# Deal alert!



## UCChris (Oct 26, 2017)

Big5 has Bushnell Pacifica Guide 10x42 binos on sale for $39.99 this week. Down from $69.99. 

Sent from my Moto G (5) Plus using Tapatalk


----------



## UCChris (Oct 26, 2017)

Quick first impressions since this is my first time using these binos. 

Clarity is really good, definitely around the $100 quality mark. Focus is good and quick! The ability to tell depth of field (if that makes sense?) is quite good too! Overall, I'm enthralled for $40 and would be very pleased for $70.

Sent from my Moto G (5) Plus using Tapatalk


----------



## legacy (Sep 30, 2007)

Just ordered 2 pairs - 1 for my 10 year old son and 1 for my 13 year old daughter!
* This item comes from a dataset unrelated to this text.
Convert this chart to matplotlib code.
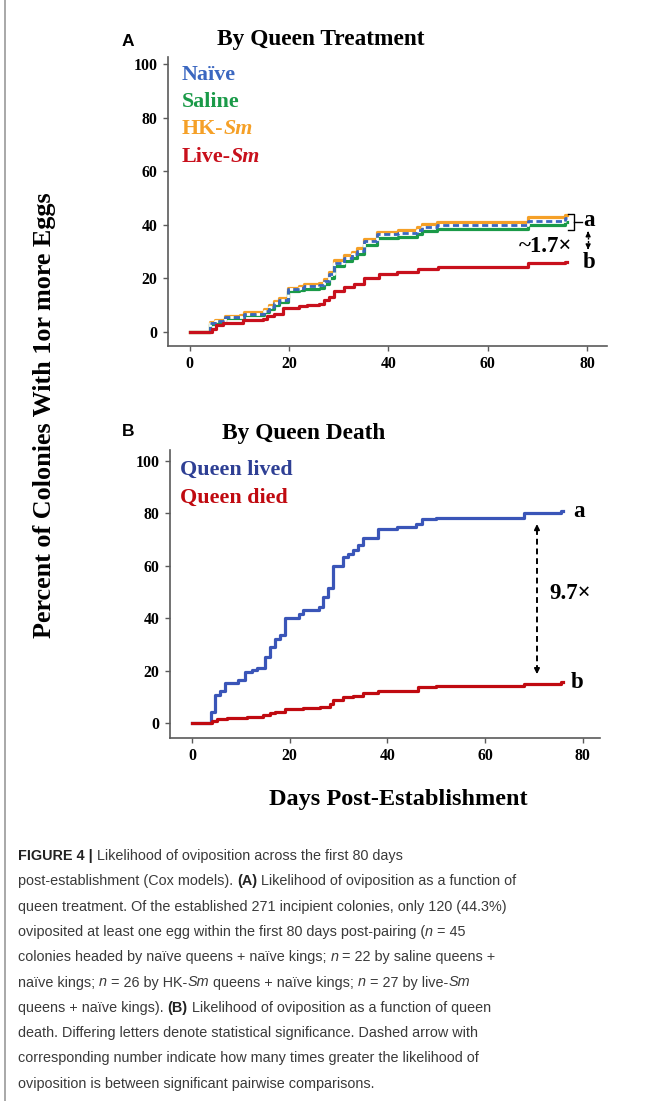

I think they will make a pretty good Christmas present!


----------



## UCChris (Oct 26, 2017)

legacy said:


> Just ordered 2 pairs - 1 for my 10 year old son and 1 for my 13 year old daughter! I think they will make a pretty good Christmas present!


Right on! They will be great. I'm taking them out for a rabbit hunt in southern Utah with my .22 today.

Sent from my Moto G (5) Plus using Tapatalk


----------